According to a recent article in the Seattle Weekly;
“Murray’s administration aims to increase the number of new housing units in the city to 50,000 within 10 years, with 20,000 of these units set aside for affordable housing.“
Those 20,000 units will be appreciated; but for the Abbey Lincoln complex there were only 68 units for 300 applicants. There could’ve been more applicants, but increasing the advertising wouldn’t change the number of units available. Frequently, the way they handle the number of applicants is to hold a lottery of those who are eligible. The lottery may not have a million dollar payout, but the odds are a lot better than Washington’s Lotto, and the benefits of not being homeless and being close to work or school can be tremendous.

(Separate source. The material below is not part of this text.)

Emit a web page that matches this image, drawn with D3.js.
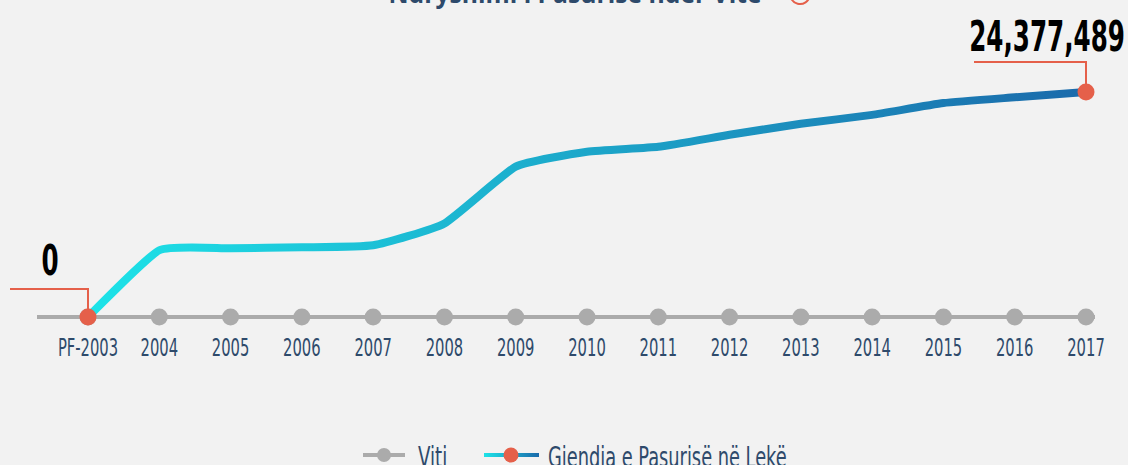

Ten years is a long time to wait. Look back four years and remember what real estate was like then. According to Zillow, the median house price in Seattle was $590K in November, 2016. In November 2012, it was $399K, and that was after a major jump the month before. Meanwhile, a place that rents for $2,400 now rented for $1,700 then. Both are up 40 percent. That’s fine if your wages are up 41 percent, and they are for some, but not for all. Extrapolation is a bad guess, but if this pace continues for a few more years, affordability won’t get easier.
Chasing affordability may be the price we get to pay for an expanding local economy, increased world-wide visibility, and options constrained by geography. At this rate, winning the lottery or Lotto may become more popular paths to housing.